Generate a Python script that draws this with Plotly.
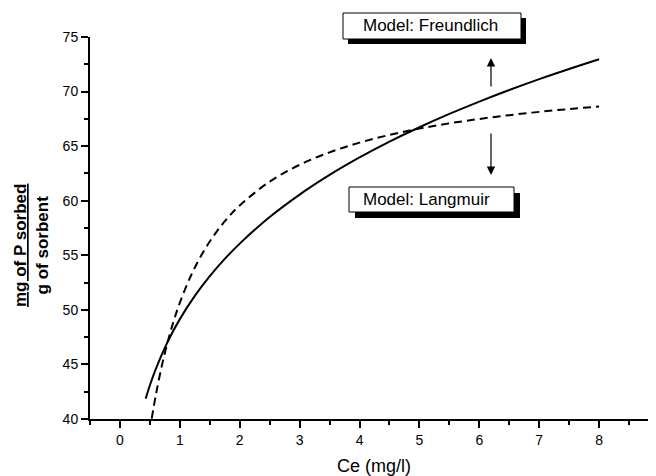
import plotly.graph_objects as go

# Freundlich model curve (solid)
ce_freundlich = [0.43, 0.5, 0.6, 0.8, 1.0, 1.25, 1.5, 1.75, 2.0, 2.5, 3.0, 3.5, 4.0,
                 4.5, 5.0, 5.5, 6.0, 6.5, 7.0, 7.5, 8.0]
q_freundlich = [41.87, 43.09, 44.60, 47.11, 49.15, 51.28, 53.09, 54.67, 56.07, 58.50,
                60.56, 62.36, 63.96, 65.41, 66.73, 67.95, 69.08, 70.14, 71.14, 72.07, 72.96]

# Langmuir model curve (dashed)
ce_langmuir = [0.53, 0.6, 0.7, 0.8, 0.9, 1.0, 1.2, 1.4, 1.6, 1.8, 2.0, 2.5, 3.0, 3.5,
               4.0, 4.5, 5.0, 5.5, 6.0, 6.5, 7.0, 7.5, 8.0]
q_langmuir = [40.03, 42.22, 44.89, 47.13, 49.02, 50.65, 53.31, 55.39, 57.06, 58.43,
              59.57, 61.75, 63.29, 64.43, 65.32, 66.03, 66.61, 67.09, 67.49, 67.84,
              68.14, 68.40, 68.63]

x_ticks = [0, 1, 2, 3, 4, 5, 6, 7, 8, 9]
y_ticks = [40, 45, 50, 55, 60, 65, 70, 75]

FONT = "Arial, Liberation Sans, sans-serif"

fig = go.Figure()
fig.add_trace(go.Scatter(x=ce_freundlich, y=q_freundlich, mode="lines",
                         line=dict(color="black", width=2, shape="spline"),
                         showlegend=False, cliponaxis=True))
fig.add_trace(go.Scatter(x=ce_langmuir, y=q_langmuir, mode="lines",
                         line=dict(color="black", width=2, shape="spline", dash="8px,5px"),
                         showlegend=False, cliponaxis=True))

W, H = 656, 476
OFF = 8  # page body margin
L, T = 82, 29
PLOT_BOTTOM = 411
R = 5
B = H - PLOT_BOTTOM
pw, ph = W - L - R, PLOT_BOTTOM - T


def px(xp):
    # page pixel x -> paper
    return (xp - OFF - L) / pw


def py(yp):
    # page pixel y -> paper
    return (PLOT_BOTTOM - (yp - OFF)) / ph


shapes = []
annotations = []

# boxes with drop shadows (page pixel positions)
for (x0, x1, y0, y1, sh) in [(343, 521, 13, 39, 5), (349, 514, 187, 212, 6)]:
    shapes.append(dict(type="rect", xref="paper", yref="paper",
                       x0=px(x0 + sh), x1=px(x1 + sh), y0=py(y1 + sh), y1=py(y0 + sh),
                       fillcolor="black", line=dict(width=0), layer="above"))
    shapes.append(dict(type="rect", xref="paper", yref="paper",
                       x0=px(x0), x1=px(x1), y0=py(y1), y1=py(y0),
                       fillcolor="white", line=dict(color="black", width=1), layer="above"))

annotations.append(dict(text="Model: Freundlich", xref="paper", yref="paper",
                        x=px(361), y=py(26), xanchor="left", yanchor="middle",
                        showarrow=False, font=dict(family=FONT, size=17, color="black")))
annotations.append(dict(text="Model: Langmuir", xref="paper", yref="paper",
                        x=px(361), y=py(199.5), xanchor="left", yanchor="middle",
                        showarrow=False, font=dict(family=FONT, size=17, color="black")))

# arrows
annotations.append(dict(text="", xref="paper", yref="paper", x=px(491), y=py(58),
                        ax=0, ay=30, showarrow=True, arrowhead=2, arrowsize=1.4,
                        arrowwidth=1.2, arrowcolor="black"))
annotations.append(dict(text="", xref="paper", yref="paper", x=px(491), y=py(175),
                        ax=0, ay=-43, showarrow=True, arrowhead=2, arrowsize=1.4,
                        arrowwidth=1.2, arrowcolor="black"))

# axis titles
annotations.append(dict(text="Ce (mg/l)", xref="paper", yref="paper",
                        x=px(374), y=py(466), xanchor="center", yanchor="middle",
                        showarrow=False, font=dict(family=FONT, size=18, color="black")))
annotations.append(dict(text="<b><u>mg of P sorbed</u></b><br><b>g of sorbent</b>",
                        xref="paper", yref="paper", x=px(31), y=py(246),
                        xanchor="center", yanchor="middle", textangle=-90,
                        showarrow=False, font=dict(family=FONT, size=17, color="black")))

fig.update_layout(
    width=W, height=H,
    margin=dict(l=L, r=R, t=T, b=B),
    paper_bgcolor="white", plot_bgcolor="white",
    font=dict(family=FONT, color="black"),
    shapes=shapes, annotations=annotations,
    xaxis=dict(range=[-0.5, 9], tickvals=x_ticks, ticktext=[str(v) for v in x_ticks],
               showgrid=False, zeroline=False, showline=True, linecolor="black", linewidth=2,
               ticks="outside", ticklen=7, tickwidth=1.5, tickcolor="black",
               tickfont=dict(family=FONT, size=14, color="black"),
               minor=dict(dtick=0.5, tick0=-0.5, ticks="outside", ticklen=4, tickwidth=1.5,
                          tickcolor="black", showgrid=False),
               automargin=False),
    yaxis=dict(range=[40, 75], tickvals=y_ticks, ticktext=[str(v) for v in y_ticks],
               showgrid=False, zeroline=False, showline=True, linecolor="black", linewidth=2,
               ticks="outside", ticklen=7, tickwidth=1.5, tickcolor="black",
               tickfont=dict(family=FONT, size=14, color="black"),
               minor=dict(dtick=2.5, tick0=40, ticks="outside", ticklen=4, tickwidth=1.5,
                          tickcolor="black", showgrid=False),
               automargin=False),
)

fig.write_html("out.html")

^^^^

> [What the exercise asks]: Omitting all images, print the listing exactly.

> [Exercise output]:
Generate a Python script that draws this with Plotly.
import plotly.graph_objects as go

# Freundlich model curve (solid)
ce_freundlich = [0.43, 0.5, 0.6, 0.8, 1.0, 1.25, 1.5, 1.75, 2.0, 2.5, 3.0, 3.5, 4.0,
                 4.5, 5.0, 5.5, 6.0, 6.5, 7.0, 7.5, 8.0]
q_freundlich = [41.87, 43.09, 44.60, 47.11, 49.15, 51.28, 53.09, 54.67, 56.07, 58.50,
                60.56, 62.36, 63.96, 65.41, 66.73, 67.95, 69.08, 70.14, 71.14, 72.07, 72.96]

# Langmuir model curve (dashed)
ce_langmuir = [0.53, 0.6, 0.7, 0.8, 0.9, 1.0, 1.2, 1.4, 1.6, 1.8, 2.0, 2.5, 3.0, 3.5,
               4.0, 4.5, 5.0, 5.5, 6.0, 6.5, 7.0, 7.5, 8.0]
q_langmuir = [40.03, 42.22, 44.89, 47.13, 49.02, 50.65, 53.31, 55.39, 57.06, 58.43,
              59.57, 61.75, 63.29, 64.43, 65.32, 66.03, 66.61, 67.09, 67.49, 67.84,
              68.14, 68.40, 68.63]

x_ticks = [0, 1, 2, 3, 4, 5, 6, 7, 8, 9]
y_ticks = [40, 45, 50, 55, 60, 65, 70, 75]

FONT = "Arial, Liberation Sans, sans-serif"

fig = go.Figure()
fig.add_trace(go.Scatter(x=ce_freundlich, y=q_freundlich, mode="lines",
                         line=dict(color="black", width=2, shape="spline"),
                         showlegend=False, cliponaxis=True))
fig.add_trace(go.Scatter(x=ce_langmuir, y=q_langmuir, mode="lines",
                         line=dict(color="black", width=2, shape="spline", dash="8px,5px"),
                         showlegend=False, cliponaxis=True))

W, H = 656, 476
OFF = 8  # page body margin
L, T = 82, 29
PLOT_BOTTOM = 411
R = 5
B = H - PLOT_BOTTOM
pw, ph = W - L - R, PLOT_BOTTOM - T


def px(xp):
    # page pixel x -> paper
    return (xp - OFF - L) / pw


def py(yp):
    # page pixel y -> paper
    return (PLOT_BOTTOM - (yp - OFF)) / ph


shapes = []
annotations = []

# boxes with drop shadows (page pixel positions)
for (x0, x1, y0, y1, sh) in [(343, 521, 13, 39, 5), (349, 514, 187, 212, 6)]:
    shapes.append(dict(type="rect", xref="paper", yref="paper",
                       x0=px(x0 + sh), x1=px(x1 + sh), y0=py(y1 + sh), y1=py(y0 + sh),
                       fillcolor="black", line=dict(width=0), layer="above"))
    shapes.append(dict(type="rect", xref="paper", yref="paper",
                       x0=px(x0), x1=px(x1), y0=py(y1), y1=py(y0),
                       fillcolor="white", line=dict(color="black", width=1), layer="above"))

annotations.append(dict(text="Model: Freundlich", xref="paper", yref="paper",
                        x=px(361), y=py(26), xanchor="left", yanchor="middle",
                        showarrow=False, font=dict(family=FONT, size=17, color="black")))
annotations.append(dict(text="Model: Langmuir", xref="paper", yref="paper",
                        x=px(361), y=py(199.5), xanchor="left", yanchor="middle",
                        showarrow=False, font=dict(family=FONT, size=17, color="black")))

# arrows
annotations.append(dict(text="", xref="paper", yref="paper", x=px(491), y=py(58),
                        ax=0, ay=30, showarrow=True, arrowhead=2, arrowsize=1.4,
                        arrowwidth=1.2, arrowcolor="black"))
annotations.append(dict(text="", xref="paper", yref="paper", x=px(491), y=py(175),
                        ax=0, ay=-43, showarrow=True, arrowhead=2, arrowsize=1.4,
                        arrowwidth=1.2, arrowcolor="black"))

# axis titles
annotations.append(dict(text="Ce (mg/l)", xref="paper", yref="paper",
                        x=px(374), y=py(466), xanchor="center", yanchor="middle",
                        showarrow=False, font=dict(family=FONT, size=18, color="black")))
annotations.append(dict(text="<b><u>mg of P sorbed</u></b><br><b>g of sorbent</b>",
                        xref="paper", yref="paper", x=px(31), y=py(246),
                        xanchor="center", yanchor="middle", textangle=-90,
                        showarrow=False, font=dict(family=FONT, size=17, color="black")))

fig.update_layout(
    width=W, height=H,
    margin=dict(l=L, r=R, t=T, b=B),
    paper_bgcolor="white", plot_bgcolor="white",
    font=dict(family=FONT, color="black"),
    shapes=shapes, annotations=annotations,
    xaxis=dict(range=[-0.5, 9], tickvals=x_ticks, ticktext=[str(v) for v in x_ticks],
               showgrid=False, zeroline=False, showline=True, linecolor="black", linewidth=2,
               ticks="outside", ticklen=7, tickwidth=1.5, tickcolor="black",
               tickfont=dict(family=FONT, size=14, color="black"),
               minor=dict(dtick=0.5, tick0=-0.5, ticks="outside", ticklen=4, tickwidth=1.5,
                          tickcolor="black", showgrid=False),
               automargin=False),
    yaxis=dict(range=[40, 75], tickvals=y_ticks, ticktext=[str(v) for v in y_ticks],
               showgrid=False, zeroline=False, showline=True, linecolor="black", linewidth=2,
               ticks="outside", ticklen=7, tickwidth=1.5, tickcolor="black",
               tickfont=dict(family=FONT, size=14, color="black"),
               minor=dict(dtick=2.5, tick0=40, ticks="outside", ticklen=4, tickwidth=1.5,
                          tickcolor="black", showgrid=False),
               automargin=False),
)

fig.write_html("out.html")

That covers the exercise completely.